Cosa sono le terapie geniche
Le terapie geniche mirano a trattare o prevenire un’ampia gamma di malattie genetiche attraverso il silenziamento o la sostituzione del gene mutato con l’incremento di copie funzionanti. I nuovi geni vengono trasferiti nelle cellule usando trasportatori noti come vettori, che sono spesso costituiti da virus modificati e inattivati. Luxturna (Voretigene neparvovec) rappresenta la prima terapia genica approvata sia dalla Food and Drud Administration che dall’Agenzia Europea del Farmaco per una forma di distrofia retinica ereditaria che compromette gravemente la vista e per la quale, fino ad oggi, non esiste nessuna opzione terapeutica.

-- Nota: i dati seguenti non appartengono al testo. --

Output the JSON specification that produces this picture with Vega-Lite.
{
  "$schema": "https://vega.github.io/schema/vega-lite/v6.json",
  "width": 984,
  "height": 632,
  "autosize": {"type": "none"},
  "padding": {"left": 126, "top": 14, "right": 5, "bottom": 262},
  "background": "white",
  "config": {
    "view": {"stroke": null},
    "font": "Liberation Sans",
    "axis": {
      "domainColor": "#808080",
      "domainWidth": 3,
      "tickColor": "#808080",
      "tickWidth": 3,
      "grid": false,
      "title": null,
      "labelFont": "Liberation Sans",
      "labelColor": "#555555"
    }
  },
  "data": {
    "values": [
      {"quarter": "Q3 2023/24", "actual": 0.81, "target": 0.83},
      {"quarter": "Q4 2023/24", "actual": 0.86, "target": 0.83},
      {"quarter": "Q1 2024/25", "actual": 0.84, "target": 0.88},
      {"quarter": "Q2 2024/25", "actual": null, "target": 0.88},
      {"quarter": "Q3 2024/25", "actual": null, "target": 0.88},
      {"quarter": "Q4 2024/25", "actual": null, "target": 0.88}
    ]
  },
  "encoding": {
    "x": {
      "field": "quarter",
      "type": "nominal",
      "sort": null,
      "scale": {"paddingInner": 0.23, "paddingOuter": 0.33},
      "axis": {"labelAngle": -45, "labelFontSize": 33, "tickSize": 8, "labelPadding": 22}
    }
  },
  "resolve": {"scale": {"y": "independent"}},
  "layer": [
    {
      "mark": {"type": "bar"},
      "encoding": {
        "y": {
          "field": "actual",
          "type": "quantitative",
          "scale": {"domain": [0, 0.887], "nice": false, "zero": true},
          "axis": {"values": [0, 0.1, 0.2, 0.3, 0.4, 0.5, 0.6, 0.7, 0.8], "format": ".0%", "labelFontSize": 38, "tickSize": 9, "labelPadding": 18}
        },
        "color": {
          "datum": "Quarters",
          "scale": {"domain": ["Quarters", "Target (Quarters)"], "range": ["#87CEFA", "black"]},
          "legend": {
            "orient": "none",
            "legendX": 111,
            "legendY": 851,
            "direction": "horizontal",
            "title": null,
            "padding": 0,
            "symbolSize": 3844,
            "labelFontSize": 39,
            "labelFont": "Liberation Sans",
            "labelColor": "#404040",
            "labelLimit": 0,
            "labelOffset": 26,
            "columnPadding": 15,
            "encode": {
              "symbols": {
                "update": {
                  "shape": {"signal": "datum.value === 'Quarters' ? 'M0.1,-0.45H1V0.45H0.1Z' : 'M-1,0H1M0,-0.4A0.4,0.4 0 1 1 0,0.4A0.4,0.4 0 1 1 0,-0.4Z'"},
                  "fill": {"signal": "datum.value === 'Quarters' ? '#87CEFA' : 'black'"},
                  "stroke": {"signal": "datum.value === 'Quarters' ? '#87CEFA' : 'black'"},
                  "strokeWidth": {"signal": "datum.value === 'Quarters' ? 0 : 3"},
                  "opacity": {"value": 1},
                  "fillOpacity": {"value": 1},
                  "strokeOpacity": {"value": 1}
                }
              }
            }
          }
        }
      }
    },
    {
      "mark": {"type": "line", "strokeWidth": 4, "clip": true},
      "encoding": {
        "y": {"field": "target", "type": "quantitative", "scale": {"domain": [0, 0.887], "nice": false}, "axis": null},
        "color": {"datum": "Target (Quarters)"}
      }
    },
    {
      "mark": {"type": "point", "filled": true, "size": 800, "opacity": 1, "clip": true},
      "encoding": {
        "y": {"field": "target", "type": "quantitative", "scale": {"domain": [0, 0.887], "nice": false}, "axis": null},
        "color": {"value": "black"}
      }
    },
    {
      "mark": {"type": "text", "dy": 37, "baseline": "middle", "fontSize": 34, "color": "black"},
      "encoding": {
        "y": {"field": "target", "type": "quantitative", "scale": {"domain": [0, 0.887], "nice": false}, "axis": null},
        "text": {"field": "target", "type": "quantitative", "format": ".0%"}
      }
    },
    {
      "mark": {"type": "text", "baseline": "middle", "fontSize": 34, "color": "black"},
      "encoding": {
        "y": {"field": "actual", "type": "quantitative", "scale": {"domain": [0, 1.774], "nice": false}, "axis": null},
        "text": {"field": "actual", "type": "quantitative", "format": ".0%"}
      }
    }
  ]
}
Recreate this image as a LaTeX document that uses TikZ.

Ora il farmaco è in fase di negoziazione in Aifa ma si sono trovate le risorse per poter consentire il trattamento di questi due bambini. L’unico inconveniente è rappresentato dal prezzo
Come funziona la nuova terapia
Ciascuno di noi ha due copie del gene RPE65. Luxturna è una terapia genica una tantum per pazienti con perdita della visione dovuta a una mutazione genetica in entrambe le copie del gene RPE65 e in possesso di una conta sufficiente di cellule retiniche vitali. Questa mutazione è estremamente rara e a livello globale interessa circa 1 persona su 200.000. Questa terapia fornisce una copia funzionante del gene RPE65 che agisce al posto del gene RPE65 mutato e che ha il potenziale di ripristinare la capacità visiva e migliorare la vista. La terapia è formata da un frammento di DNA – contenente una copia funzionante del gene RPE65 – inserita all’interno di un elemento trasportatore noto come “vettore”, costituito da un virus modificato e inattivato. La terapia viene iniettata una sola volta in ciascun occhio dei pazienti da uno specialista in chirurgia retinica. A quel punto, il vettore entra nelle cellule RPE e inserisce una copia funzionante del gene RPE65 nel nucleo della cellula che inizia a produrre la proteina RPE65.
L’unico inconveniente è rappresentato dal prezzo, fissato in 850 mila dollari.